→ **EXERCISE OBJECTIVE**: Gather each line in the entries that includes the string "this".

━━━━━ INPUT RECORDS ━━━━━

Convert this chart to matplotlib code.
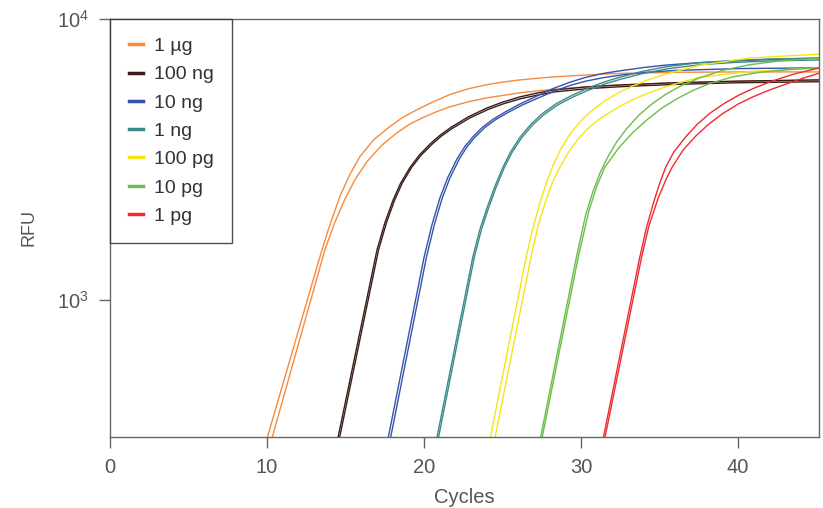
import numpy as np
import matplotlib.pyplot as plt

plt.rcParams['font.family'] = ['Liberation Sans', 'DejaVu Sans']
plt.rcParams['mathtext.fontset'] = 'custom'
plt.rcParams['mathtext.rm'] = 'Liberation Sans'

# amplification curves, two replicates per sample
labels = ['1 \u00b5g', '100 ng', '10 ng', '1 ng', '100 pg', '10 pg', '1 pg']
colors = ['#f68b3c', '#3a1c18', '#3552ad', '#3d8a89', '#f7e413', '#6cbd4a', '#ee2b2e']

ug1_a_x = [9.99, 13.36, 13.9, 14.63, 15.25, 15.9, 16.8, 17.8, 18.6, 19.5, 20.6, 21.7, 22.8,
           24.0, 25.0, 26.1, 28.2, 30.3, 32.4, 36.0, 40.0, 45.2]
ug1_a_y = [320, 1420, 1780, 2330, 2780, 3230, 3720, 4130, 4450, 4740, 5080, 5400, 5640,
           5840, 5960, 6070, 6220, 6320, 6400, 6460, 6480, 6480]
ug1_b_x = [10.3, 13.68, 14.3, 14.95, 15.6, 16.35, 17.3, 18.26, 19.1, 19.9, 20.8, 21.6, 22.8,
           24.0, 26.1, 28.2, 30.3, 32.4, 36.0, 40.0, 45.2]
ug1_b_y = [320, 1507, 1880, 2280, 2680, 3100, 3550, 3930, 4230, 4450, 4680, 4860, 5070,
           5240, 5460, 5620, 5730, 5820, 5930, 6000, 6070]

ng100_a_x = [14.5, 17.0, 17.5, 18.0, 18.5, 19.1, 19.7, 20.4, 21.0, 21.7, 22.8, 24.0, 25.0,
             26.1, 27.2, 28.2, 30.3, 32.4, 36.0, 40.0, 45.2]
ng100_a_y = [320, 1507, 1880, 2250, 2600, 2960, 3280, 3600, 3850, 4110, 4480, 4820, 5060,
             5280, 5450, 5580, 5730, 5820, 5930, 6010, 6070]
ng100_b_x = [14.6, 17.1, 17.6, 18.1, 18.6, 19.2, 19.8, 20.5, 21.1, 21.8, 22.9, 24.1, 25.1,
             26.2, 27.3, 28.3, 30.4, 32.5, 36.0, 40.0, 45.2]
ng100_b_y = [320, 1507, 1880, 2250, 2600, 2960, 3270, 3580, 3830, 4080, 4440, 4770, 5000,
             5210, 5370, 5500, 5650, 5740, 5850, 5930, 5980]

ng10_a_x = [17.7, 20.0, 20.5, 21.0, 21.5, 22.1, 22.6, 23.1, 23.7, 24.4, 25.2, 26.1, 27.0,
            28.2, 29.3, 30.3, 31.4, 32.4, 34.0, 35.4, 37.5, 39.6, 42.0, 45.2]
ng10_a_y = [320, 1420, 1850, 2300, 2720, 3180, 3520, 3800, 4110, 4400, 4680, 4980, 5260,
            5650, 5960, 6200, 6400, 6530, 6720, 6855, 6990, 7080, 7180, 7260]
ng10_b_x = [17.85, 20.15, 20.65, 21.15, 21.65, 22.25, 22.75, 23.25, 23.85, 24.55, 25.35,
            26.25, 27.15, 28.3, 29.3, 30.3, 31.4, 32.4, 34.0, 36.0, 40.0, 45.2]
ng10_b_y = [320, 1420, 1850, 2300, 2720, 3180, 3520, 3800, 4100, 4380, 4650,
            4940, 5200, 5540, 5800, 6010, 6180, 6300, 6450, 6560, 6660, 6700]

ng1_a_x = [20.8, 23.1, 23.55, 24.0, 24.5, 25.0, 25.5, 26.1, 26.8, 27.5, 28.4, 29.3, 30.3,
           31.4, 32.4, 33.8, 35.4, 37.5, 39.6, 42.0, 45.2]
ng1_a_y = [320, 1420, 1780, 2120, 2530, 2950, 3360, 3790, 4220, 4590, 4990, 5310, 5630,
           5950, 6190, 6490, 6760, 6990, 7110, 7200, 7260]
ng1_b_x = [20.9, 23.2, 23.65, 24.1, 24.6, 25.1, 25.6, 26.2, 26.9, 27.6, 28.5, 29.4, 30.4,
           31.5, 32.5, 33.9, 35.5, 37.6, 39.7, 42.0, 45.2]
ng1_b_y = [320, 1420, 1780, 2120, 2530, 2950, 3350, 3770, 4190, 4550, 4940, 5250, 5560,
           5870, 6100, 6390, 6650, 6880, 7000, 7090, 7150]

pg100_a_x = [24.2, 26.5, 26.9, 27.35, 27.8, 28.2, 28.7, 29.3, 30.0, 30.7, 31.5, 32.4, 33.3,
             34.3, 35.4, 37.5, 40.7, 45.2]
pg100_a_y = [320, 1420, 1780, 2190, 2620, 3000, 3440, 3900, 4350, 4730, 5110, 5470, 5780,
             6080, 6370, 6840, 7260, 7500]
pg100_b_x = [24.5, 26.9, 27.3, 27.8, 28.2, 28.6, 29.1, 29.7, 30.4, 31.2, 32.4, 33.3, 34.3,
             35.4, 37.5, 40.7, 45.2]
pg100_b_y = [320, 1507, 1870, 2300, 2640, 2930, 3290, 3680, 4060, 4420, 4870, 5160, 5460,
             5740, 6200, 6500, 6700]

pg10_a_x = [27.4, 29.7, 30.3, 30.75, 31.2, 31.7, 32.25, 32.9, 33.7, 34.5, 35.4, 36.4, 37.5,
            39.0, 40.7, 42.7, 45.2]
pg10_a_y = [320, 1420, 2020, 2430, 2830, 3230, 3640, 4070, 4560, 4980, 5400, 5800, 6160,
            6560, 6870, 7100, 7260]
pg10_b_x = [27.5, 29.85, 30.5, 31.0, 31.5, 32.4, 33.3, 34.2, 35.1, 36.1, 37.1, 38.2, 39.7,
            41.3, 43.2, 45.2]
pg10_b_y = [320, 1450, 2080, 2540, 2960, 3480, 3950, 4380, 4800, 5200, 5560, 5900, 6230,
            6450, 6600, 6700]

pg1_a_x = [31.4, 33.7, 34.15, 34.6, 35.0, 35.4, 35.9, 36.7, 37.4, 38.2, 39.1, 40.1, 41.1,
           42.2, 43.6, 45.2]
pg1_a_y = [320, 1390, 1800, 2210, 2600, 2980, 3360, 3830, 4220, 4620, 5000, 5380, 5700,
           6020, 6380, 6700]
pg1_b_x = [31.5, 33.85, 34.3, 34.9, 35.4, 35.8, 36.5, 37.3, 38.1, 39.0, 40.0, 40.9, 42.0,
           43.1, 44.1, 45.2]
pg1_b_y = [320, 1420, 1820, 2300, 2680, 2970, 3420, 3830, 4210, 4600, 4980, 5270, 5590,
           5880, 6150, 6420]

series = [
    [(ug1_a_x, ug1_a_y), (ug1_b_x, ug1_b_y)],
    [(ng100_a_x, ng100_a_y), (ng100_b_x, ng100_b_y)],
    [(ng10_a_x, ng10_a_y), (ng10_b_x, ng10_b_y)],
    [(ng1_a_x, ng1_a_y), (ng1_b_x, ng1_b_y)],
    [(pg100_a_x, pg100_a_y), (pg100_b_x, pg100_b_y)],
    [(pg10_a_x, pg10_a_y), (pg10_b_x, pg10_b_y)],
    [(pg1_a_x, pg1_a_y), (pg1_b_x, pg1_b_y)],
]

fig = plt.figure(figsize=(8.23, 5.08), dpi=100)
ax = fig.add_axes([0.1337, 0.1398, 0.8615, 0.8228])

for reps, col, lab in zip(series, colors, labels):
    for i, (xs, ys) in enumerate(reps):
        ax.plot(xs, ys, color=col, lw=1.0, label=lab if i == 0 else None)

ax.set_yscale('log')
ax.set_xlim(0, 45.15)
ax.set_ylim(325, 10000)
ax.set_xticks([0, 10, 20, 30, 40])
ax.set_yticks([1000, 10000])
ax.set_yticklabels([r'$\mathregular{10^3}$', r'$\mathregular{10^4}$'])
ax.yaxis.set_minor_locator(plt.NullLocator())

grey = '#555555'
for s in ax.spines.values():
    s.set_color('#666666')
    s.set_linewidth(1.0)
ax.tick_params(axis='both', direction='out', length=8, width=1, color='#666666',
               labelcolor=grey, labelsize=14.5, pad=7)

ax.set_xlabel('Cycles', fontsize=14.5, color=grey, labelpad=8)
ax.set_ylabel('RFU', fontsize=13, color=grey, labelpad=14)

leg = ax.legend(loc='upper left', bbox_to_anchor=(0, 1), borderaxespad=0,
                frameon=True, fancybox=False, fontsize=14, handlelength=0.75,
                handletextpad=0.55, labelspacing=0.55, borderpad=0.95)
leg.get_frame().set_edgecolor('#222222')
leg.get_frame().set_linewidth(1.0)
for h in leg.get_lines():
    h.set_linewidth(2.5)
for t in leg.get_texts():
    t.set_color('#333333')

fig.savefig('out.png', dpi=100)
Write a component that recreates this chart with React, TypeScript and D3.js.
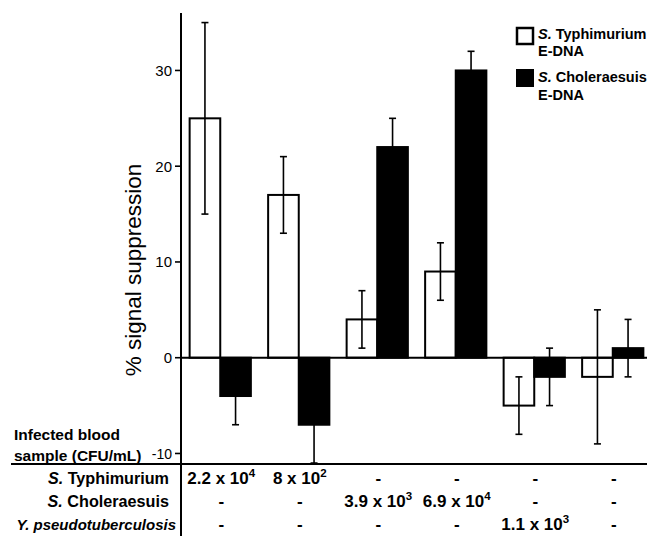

━━━━━

→ **REPLY TO THE EXERCISE**:
Convert this chart to matplotlib code.
Write a component that recreates this chart with React, TypeScript and D3.js.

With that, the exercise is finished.